Mr. Vaughan detailed Ottawa’s hands-off approach to hydraulic fracturing – a rapidly-growing and controversial oil industry practice in which companies inject chemically-laced water deep underground to extract natural gas and oil. His report noted the resource boom brings risks as well as opportunities.

“Given the central role of natural resources in the Canadian economy, it is critical that environmental protection keeps pace with economic development, Mr. Vaughan said in a statement Tuesday. “I am concerned by the gaps we found in the way federal programs related to natural resources are managed.” At the same time, Ottawa continues to subsidize the oil industry, though the level of support is declining, the auditor reported.

Over the past four years, the government has spent more than $500-million in direct subsidies, primarily for research and development. It has also given $1.47-billion in tax breaks, mainly in the form of accelerated write-offs for oil sands producers – though that program is being phased out.

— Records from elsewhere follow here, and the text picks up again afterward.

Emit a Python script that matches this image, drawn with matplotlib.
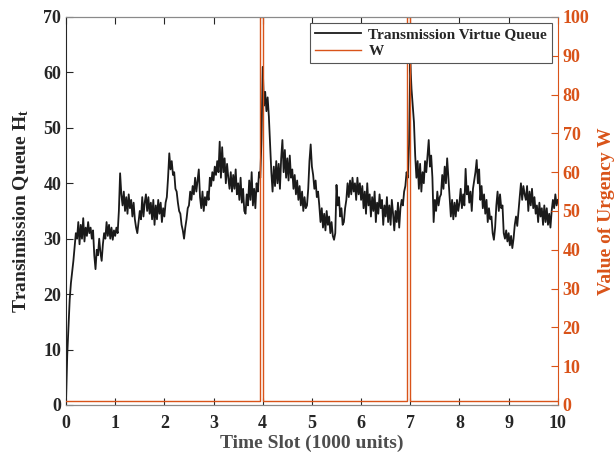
import matplotlib

matplotlib.use('Agg')
import matplotlib.pyplot as plt
import numpy as np

# queue values, read every 0.025 (1000 units) from the picture
queue = [
    0.5, 9, 14, 19, 22, 24, 26, 28.5, 31, 30, 33, 29, 32.5, 30, 33.7, 29.5, 32, 30.5, 33, 31,
    32, 30, 31.5, 27, 24.5, 28, 27, 30, 27.5, 26, 29, 31, 30, 33, 30.5, 32.5, 30, 32, 29.8, 31.5,
    30.5, 32, 31, 35, 41.8, 38, 36, 38.5, 35, 37.5, 34.5, 38, 35.5, 37, 34, 36.5, 33.5, 32, 31, 33,
    35, 33.5, 37.5, 34, 36.5, 38, 35, 37.5, 34.5, 36.5, 33.5, 37, 32.5, 36, 33.5, 37, 34.5, 36.5, 33, 35.5,
    34, 36.5, 37.5, 41, 45.4, 42.5, 44, 41.5, 42, 39, 38.5, 36.5, 35, 34.5, 32.5, 31.5, 30, 32, 33.5, 35.5,
    36, 38.5, 37, 39.5, 38, 41, 38.5, 40.5, 42.5, 37.5, 35.5, 38.5, 35, 37.5, 36, 38.5, 37, 41, 39.5, 42,
    40.5, 43, 41.5, 44, 42, 47.5, 41, 46.5, 42, 44.5, 40, 43.5, 41, 39, 42, 38.5, 41.5, 39, 42.5, 38,
    40, 37, 41, 36.5, 39, 35, 34.5, 38, 36, 40.5, 37, 42, 36, 39, 35.5, 40, 38.5, 42, 41, 48,
    61, 54, 56.5, 53, 55.5, 52, 47, 42, 38.5, 43, 39.5, 44, 40, 43.5, 39, 44.5, 47.8, 42, 46, 41,
    44.5, 40.5, 45, 41, 42.5, 39, 41.5, 38, 40.5, 37, 39.5, 36, 38.5, 35, 37.5, 35.5, 36, 39, 44, 47,
    43, 41.5, 39, 40.5, 37.5, 38.5, 36, 33, 35.5, 32, 34.5, 31.5, 35, 32.5, 34, 31, 33, 30.5, 29.8, 31,
    39.7, 36, 37.5, 34, 35.5, 32.5, 33, 35.5, 37, 40, 37.5, 40.5, 38, 41, 38.5, 40, 37, 41, 38, 40,
    37, 39.5, 35.5, 38.5, 34.5, 40, 36, 38, 34, 37.5, 35, 38.5, 33, 36.5, 34.5, 38, 35.5, 37, 32.5, 36,
    34, 37.5, 33, 36, 32.5, 37, 34.5, 31.5, 35, 33, 36.5, 32, 35.5, 37, 36, 38.5, 39.5, 42, 41, 47,
    62, 57, 54, 51, 45, 41, 44, 39, 43.5, 38.5, 42, 40, 44, 42, 45, 47.8, 43, 45, 41, 33,
    37, 35, 38.5, 36, 37.5, 38, 41.5, 39, 43, 40, 44.5, 41, 37.5, 34, 37, 33.5, 36.5, 34, 37, 35,
    36.5, 39, 35.5, 38, 36, 42.6, 38, 39.5, 36.5, 38.5, 35, 39, 40.5, 42, 44.2, 40, 42.5, 37, 39.5, 35.5,
    38, 34.5, 37, 33, 35.5, 33.5, 34, 31, 29.8, 32, 36, 38.5, 35, 38, 35.5, 36, 31, 30, 31.5, 29.5,
    31, 28.8, 30.5, 28.3, 30, 32.5, 34, 32.3, 35, 37.5, 40, 37, 39.5, 38, 37, 39.5, 35, 38.5, 36, 39,
    35.5, 37.5, 34.5, 36, 33, 36.5, 34, 35.5, 32.5, 36, 33, 35.5, 32.5, 34.5, 32, 35, 37, 35.5, 38, 36,
    37,
]
time_slot = np.linspace(0, 10, len(queue))

# urgency W: flat at 1, jumps to 100 just before slot 4 and slot 7
w_time = [0, 3.94, 3.94, 4.0, 4.0, 6.94, 6.94, 7.0, 7.0, 10]
w_value = [1, 1, 100, 100, 1, 1, 100, 100, 1, 1]

DARK = '#262626'
ORANGE = '#D95319'

plt.rcParams['font.family'] = ['Liberation Serif', 'DejaVu Serif']
plt.rcParams['font.weight'] = 'bold'
plt.rcParams['mathtext.fontset'] = 'custom'
plt.rcParams['mathtext.rm'] = 'Liberation Serif:bold'
plt.rcParams['mathtext.bf'] = 'Liberation Serif:bold'
plt.rcParams['mathtext.it'] = 'Liberation Serif:bold'

fig = plt.figure(figsize=(6.14, 4.54), dpi=100)
ax = fig.add_axes([0.1075, 0.108, 0.801, 0.8546])
ax2 = ax.twinx()

l1, = ax.plot(time_slot, queue, color='#1a1a1a', lw=1.3, label='Transmission Virtue Queue')
l2, = ax2.plot(w_time, w_value, color=ORANGE, lw=1.0, label='W')

ax.set_xlim(0, 10)
ax.set_ylim(0, 70)
ax2.set_ylim(0, 100)
ax.set_xticks(range(0, 11))
ax.set_yticks(range(0, 71, 10))
ax2.set_yticks(range(0, 101, 10))

ax.tick_params(axis='both', direction='in', length=5, width=0.8, colors=DARK,
               labelsize=13, top=True, right=False)
ax.tick_params(axis='x', pad=7)
ax2.tick_params(axis='y', direction='in', length=5, width=0.8, colors=ORANGE, labelsize=13)
ax2.tick_params(axis='x', top=False)
for lab in ax.get_xticklabels() + ax.get_yticklabels() + ax2.get_yticklabels():
    lab.set_fontweight('bold')

for s in ['left', 'bottom', 'top']:
    ax.spines[s].set_color('#8a8a8a')
    ax2.spines[s].set_color('#8a8a8a')
ax.spines['left'].set_color(DARK)
ax2.spines['left'].set_visible(False)
ax.spines['right'].set_visible(False)
ax2.spines['right'].set_color(ORANGE)
for s in ax2.spines.values():
    s.set_linewidth(0.8)

ax.set_xlabel('Time Slot (1000 units)', fontsize=14, fontweight='bold', color='#4d4d4d', labelpad=2)
ax.set_ylabel(r'Transimission Queue H$_\mathrm{t}$', fontsize=14, fontweight='bold', color=DARK, labelpad=9)
ax2.set_ylabel('Value of Urgency W', fontsize=14, fontweight='bold', color=ORANGE, labelpad=6)

leg = ax2.legend([l1, l2], ['Transmission Virtue Queue', 'W'], loc='upper right',
                 fontsize=11, fancybox=False, framealpha=1, edgecolor='#555555',
                 borderpad=0.3, labelspacing=0.2, handlelength=3.0, handletextpad=0.5,
                 borderaxespad=0.4)
leg.get_frame().set_linewidth(0.8)
for t in leg.get_texts():
    t.set_fontweight('bold')
    t.set_color(DARK)

fig.savefig('out.png', dpi=100)
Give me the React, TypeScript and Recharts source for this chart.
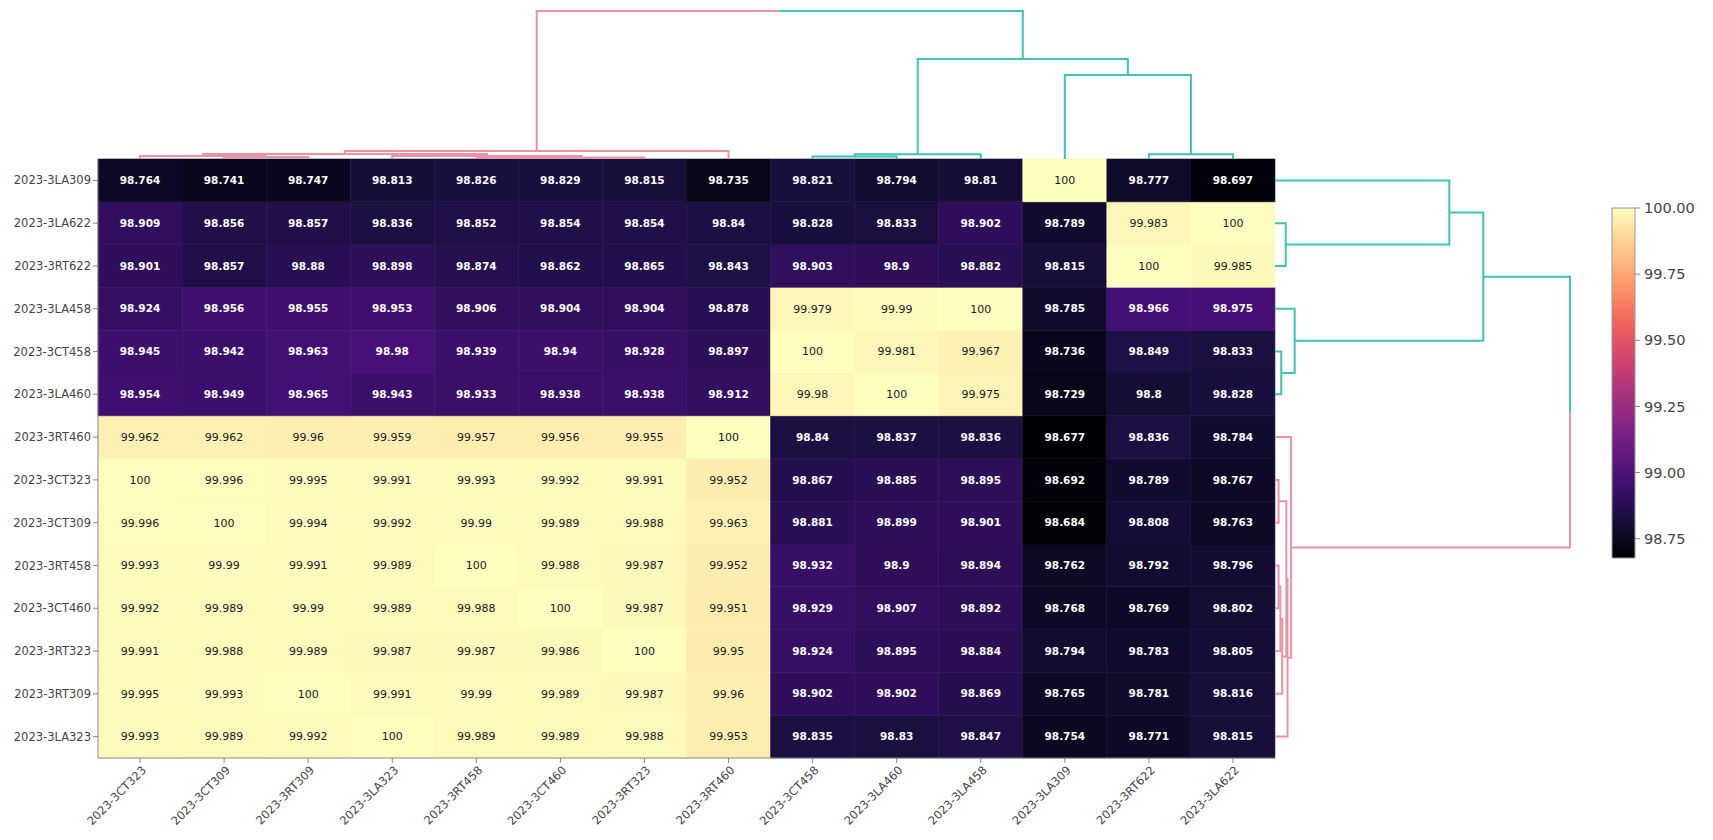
import React from "react";
import {
  BarChart,
  Bar,
  Cell,
  XAxis,
  YAxis,
  LabelList,
  ScatterChart,
  Scatter,
} from "recharts";

const W = 1713;
const H = 840;

// heatmap frame (page pixels)
const HM_LEFT = 98;
const HM_RIGHT = 1275;
const HM_TOP = 159;
const HM_BOTTOM = 758;

const colLabels = [
  "2023-3CT323", "2023-3CT309", "2023-3RT309", "2023-3LA323", "2023-3RT458",
  "2023-3CT460", "2023-3RT323", "2023-3RT460", "2023-3CT458", "2023-3LA460",
  "2023-3LA458", "2023-3LA309", "2023-3RT622", "2023-3LA622",
];

const rowLabels = [
  "2023-3LA309", "2023-3LA622", "2023-3RT622", "2023-3LA458", "2023-3CT458",
  "2023-3LA460", "2023-3RT460", "2023-3CT323", "2023-3CT309", "2023-3RT458",
  "2023-3CT460", "2023-3RT323", "2023-3RT309", "2023-3LA323",
];

const values = [
  [98.764, 98.741, 98.747, 98.813, 98.826, 98.829, 98.815, 98.735, 98.821, 98.794, 98.81, 100, 98.777, 98.697],
  [98.909, 98.856, 98.857, 98.836, 98.852, 98.854, 98.854, 98.84, 98.828, 98.833, 98.902, 98.789, 99.983, 100],
  [98.901, 98.857, 98.88, 98.898, 98.874, 98.862, 98.865, 98.843, 98.903, 98.9, 98.882, 98.815, 100, 99.985],
  [98.924, 98.956, 98.955, 98.953, 98.906, 98.904, 98.904, 98.878, 99.979, 99.99, 100, 98.785, 98.966, 98.975],
  [98.945, 98.942, 98.963, 98.98, 98.939, 98.94, 98.928, 98.897, 100, 99.981, 99.967, 98.736, 98.849, 98.833],
  [98.954, 98.949, 98.965, 98.943, 98.933, 98.938, 98.938, 98.912, 99.98, 100, 99.975, 98.729, 98.8, 98.828],
  [99.962, 99.962, 99.96, 99.959, 99.957, 99.956, 99.955, 100, 98.84, 98.837, 98.836, 98.677, 98.836, 98.784],
  [100, 99.996, 99.995, 99.991, 99.993, 99.992, 99.991, 99.952, 98.867, 98.885, 98.895, 98.692, 98.789, 98.767],
  [99.996, 100, 99.994, 99.992, 99.99, 99.989, 99.988, 99.963, 98.881, 98.899, 98.901, 98.684, 98.808, 98.763],
  [99.993, 99.99, 99.991, 99.989, 100, 99.988, 99.987, 99.952, 98.932, 98.9, 98.894, 98.762, 98.792, 98.796],
  [99.992, 99.989, 99.99, 99.989, 99.988, 100, 99.987, 99.951, 98.929, 98.907, 98.892, 98.768, 98.769, 98.802],
  [99.991, 99.988, 99.989, 99.987, 99.987, 99.986, 100, 99.95, 98.924, 98.895, 98.884, 98.794, 98.783, 98.805],
  [99.995, 99.993, 100, 99.991, 99.99, 99.989, 99.987, 99.96, 98.902, 98.902, 98.869, 98.765, 98.781, 98.816],
  [99.993, 99.989, 99.992, 100, 99.989, 99.989, 99.988, 99.953, 98.835, 98.83, 98.847, 98.754, 98.771, 98.815],
];

// linkage, scipy style: [left id, right id, distance]; leaves are 0..13 in display order
const colLinkage: [number, number, number][] = [
  [4, 5, 0.03],
  [14, 6, 0.04],
  [1, 2, 0.05],
  [8, 9, 0.06],
  [0, 16, 0.075],
  [3, 15, 0.075],
  [17, 10, 0.12],
  [12, 13, 0.12],
  [18, 19, 0.125],
  [22, 7, 0.2],
  [11, 21, 2.1],
  [20, 24, 2.5],
  [23, 25, 3.7],
];

const rowLinkage: [number, number, number][] = [
  [7, 8, 0.04],
  [9, 10, 0.04],
  [15, 11, 0.06],
  [4, 5, 0.07],
  [16, 12, 0.08],
  [1, 2, 0.12],
  [14, 18, 0.127],
  [20, 13, 0.14],
  [6, 21, 0.18],
  [3, 17, 0.22],
  [0, 19, 1.95],
  [24, 23, 2.33],
  [25, 22, 3.3],
];

// which branch colour each leaf belongs to (0 = pink, 1 = teal)
const colClusters = [0, 0, 0, 0, 0, 0, 0, 0, 1, 1, 1, 1, 1, 1];
const rowClusters = [1, 1, 1, 1, 1, 1, 0, 0, 0, 0, 0, 0, 0, 0];
const branchColors = ["#ea93a3", "#3ec4b2"];

const colorTicks = [98.75, 99, 99.25, 99.5, 99.75, 100];
const magma = [
  "#000004", "#180f3d", "#440f76", "#721f81", "#9e2f7f",
  "#cd4071", "#f1605d", "#fd9668", "#feca8d", "#fcfdbf",
];

const flat = values.flat();
const zMin = Math.min(...flat);
const zMax = Math.max(...flat);

function magmaAt(t: number) {
  const tt = Math.max(0, Math.min(1, t));
  const s = tt * (magma.length - 1);
  const i = Math.min(Math.floor(s), magma.length - 2);
  const f = s - i;
  const a = magma[i];
  const b = magma[i + 1];
  const ch = (h: string, k: number) => parseInt(h.slice(1 + k * 2, 3 + k * 2), 16);
  const rgb = [0, 1, 2].map((k) => Math.round(ch(a, k) + (ch(b, k) - ch(a, k)) * f));
  return `rgb(${rgb.join(",")})`;
}

const zColor = (v: number) => magmaAt((v - zMin) / (zMax - zMin));

// one entry per column, one stacked unit segment per row
const heatData = colLabels.map((name, c) => {
  const o: any = { name };
  rowLabels.forEach((_, r) => {
    o[`r${r}`] = 1;
    o[`v${r}`] = values[r][c];
  });
  return o;
});

const rowTicks = rowLabels.map((_, i) => rowLabels.length - i - 0.5);

type Seg = { color: string; pts: { p: number; d: number }[] };

function dendroSegments(linkage: [number, number, number][], clusters: number[]): Seg[] {
  const n = clusters.length;
  const pos: number[] = [];
  const hgt: number[] = [];
  const first: number[] = [];
  for (let i = 0; i < n; i++) {
    pos.push(i + 0.5);
    hgt.push(0);
    first.push(i);
  }
  const segs: Seg[] = [];
  linkage.forEach(([a, b, d], k) => {
    const ca = branchColors[clusters[first[a]]];
    const cb = branchColors[clusters[first[b]]];
    if (k === linkage.length - 1 && ca !== cb) {
      // root link: each half takes the colour of its own branch
      const mid = (pos[a] + pos[b]) / 2;
      segs.push({ color: ca, pts: [{ p: pos[a], d: hgt[a] }, { p: pos[a], d }, { p: mid, d }] });
      segs.push({ color: cb, pts: [{ p: mid, d }, { p: pos[b], d }, { p: pos[b], d: hgt[b] }] });
    } else {
      segs.push({
        color: ca,
        pts: [
          { p: pos[a], d: hgt[a] },
          { p: pos[a], d },
          { p: pos[b], d },
          { p: pos[b], d: hgt[b] },
        ],
      });
    }
    pos.push((pos[a] + pos[b]) / 2);
    hgt.push(d);
    first.push(Math.min(first[a], first[b]));
  });
  return segs;
}

const colSegs = dendroSegments(colLinkage, colClusters);
const rowSegs = dendroSegments(rowLinkage, rowClusters);

const noDot = () => <g />;

const ColTick = (props: any) => {
  const { x, y, payload } = props;
  return (
    <text
      x={x + 4}
      y={y + 3}
      transform={`rotate(-45 ${x + 4} ${y + 3})`}
      textAnchor="end"
      dy="0.35em"
      fill="#444"
      fontSize={11.5}
    >
      {payload.value}
    </text>
  );
};

const cellLabel = (props: any) => {
  const vb = props.viewBox || props;
  const v = Number(props.value);
  const light = (v - zMin) / (zMax - zMin) > 0.6;
  return (
    <text
      x={vb.x + vb.width / 2}
      y={vb.y + vb.height / 2}
      dy="0.35em"
      textAnchor="middle"
      fontSize={light ? 11 : 10.5}
      fontWeight={light ? "normal" : "bold"}
      fill={light ? "#1a1a1a" : "#ffffff"}
    >
      {String(v)}
    </text>
  );
};

const layer: React.CSSProperties = { position: "absolute", left: 0, top: 0 };

export default function App() {
  const n = colLabels.length;
  return (
    <div
      style={{
        position: "absolute",
        left: 0,
        top: 0,
        width: W,
        height: H,
        background: "#fff",
        fontFamily: "'DejaVu Sans', Verdana, sans-serif",
        overflow: "hidden",
      }}
    >
      {/* heatmap */}
      <div style={layer}>
        <BarChart
          width={W}
          height={H}
          data={heatData}
          barCategoryGap={0}
          barGap={0}
          margin={{ top: HM_TOP, right: W - HM_RIGHT, bottom: 0, left: 0 }}
        >
          <XAxis
            dataKey="name"
            interval={0}
            height={H - HM_BOTTOM}
            tick={<ColTick />}
            tickSize={5}
            tickLine={{ stroke: "#888" }}
            axisLine={{ stroke: "#888" }}
          />
          <XAxis xAxisId="top" dataKey="name" orientation="top" height={0} tick={false} tickLine={false} axisLine={{ stroke: "#888" }} />
          <YAxis
            type="number"
            domain={[0, rowLabels.length]}
            ticks={rowTicks}
            interval={0}
            width={HM_LEFT}
            tickFormatter={(v: number) => rowLabels[Math.round(rowLabels.length - 0.5 - v)]}
            tick={{ fill: "#444", fontSize: 11.5 }}
            tickSize={5}
            tickMargin={2}
            tickLine={{ stroke: "#888" }}
            axisLine={{ stroke: "#888" }}
          />
          <YAxis yAxisId="right" orientation="right" type="number" domain={[0, rowLabels.length]} width={0} tick={false} tickLine={false} axisLine={{ stroke: "#888" }} />
          {rowLabels
            .map((_, r) => r)
            .reverse()
            .map((r) => (
              <Bar key={r} dataKey={`r${r}`} stackId="hm" isAnimationActive={false}>
                {colLabels.map((_, c) => (
                  <Cell
                    key={c}
                    fill={zColor(values[r][c])}
                    stroke={zColor(values[r][c])}
                    strokeWidth={0.6}
                  />
                ))}
                <LabelList dataKey={`v${r}`} content={cellLabel} />
              </Bar>
            ))}
        </BarChart>
      </div>

      {/* column dendrogram */}
      <div style={layer}>
        <ScatterChart
          width={W}
          height={H}
          margin={{ top: 11, right: W - HM_RIGHT, bottom: H - HM_TOP, left: HM_LEFT }}
        >
          <XAxis type="number" dataKey="x" domain={[0, n]} hide />
          <YAxis type="number" dataKey="y" domain={[0, colLinkage[colLinkage.length - 1][2]]} hide />
          {colSegs.map((s, i) => (
            <Scatter
              key={i}
              data={s.pts.map((q) => ({ x: q.p, y: q.d }))}
              fill={s.color}
              line={{ stroke: s.color, strokeWidth: 2 }}
              shape={noDot}
              isAnimationActive={false}
            />
          ))}
        </ScatterChart>
      </div>

      {/* row dendrogram */}
      <div style={layer}>
        <ScatterChart
          width={W}
          height={H}
          margin={{ top: HM_TOP, right: W - 1570, bottom: H - HM_BOTTOM, left: HM_RIGHT }}
        >
          <XAxis type="number" dataKey="x" domain={[0, rowLinkage[rowLinkage.length - 1][2]]} hide />
          <YAxis type="number" dataKey="y" domain={[0, rowLabels.length]} reversed hide />
          {rowSegs.map((s, i) => (
            <Scatter
              key={i}
              data={s.pts.map((q) => ({ x: q.d, y: q.p }))}
              fill={s.color}
              line={{ stroke: s.color, strokeWidth: 2 }}
              shape={noDot}
              isAnimationActive={false}
            />
          ))}
        </ScatterChart>
      </div>

      {/* colour bar */}
      <div style={layer}>
        <BarChart
          width={W}
          height={H}
          data={[{ name: "z", range: [zMin, zMax] }]}
          barCategoryGap={0}
          margin={{ top: 208, right: 0, bottom: H - 558, left: 1612 }}
        >
          <defs>
            <linearGradient id="magmaGrad" x1="0" y1="1" x2="0" y2="0">
              {magma.map((c, i) => (
                <stop key={i} offset={i / (magma.length - 1)} stopColor={c} />
              ))}
            </linearGradient>
          </defs>
          <XAxis dataKey="name" hide />
          <YAxis
            orientation="right"
            type="number"
            domain={[zMin, zMax]}
            ticks={colorTicks}
            interval={0}
            width={W - 1635}
            tickFormatter={(v: number) => v.toFixed(2)}
            tick={{ fill: "#444", fontSize: 14.5 }}
            tickSize={5}
            tickMargin={4}
            tickLine={{ stroke: "#888" }}
            axisLine={false}
          />
          <Bar dataKey="range" fill="url(#magmaGrad)" stroke="#999" strokeWidth={1} isAnimationActive={false} />
        </BarChart>
      </div>
    </div>
  );
}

Mr. Vaughan criticized Ottawa’s failure to establish more marine protected areas even as offshore resource development proceeds, including proposals for a massive expansion of oil tanker traffic in Canadian coastal waters.

The auditors found serious shortcomings in the preparedness of the federal government and the federal-provincial regulator for a major spill off Newfoundland and Labrador, where companies are drilling to depths several kilometres beneath the ocean floor.

Last week, Newfoundland’s provincial energy company, Nalcor, identified four new sedimentary basins in the ice-infested waters of the Labrador Sea as prime spots for further exploratory drilling.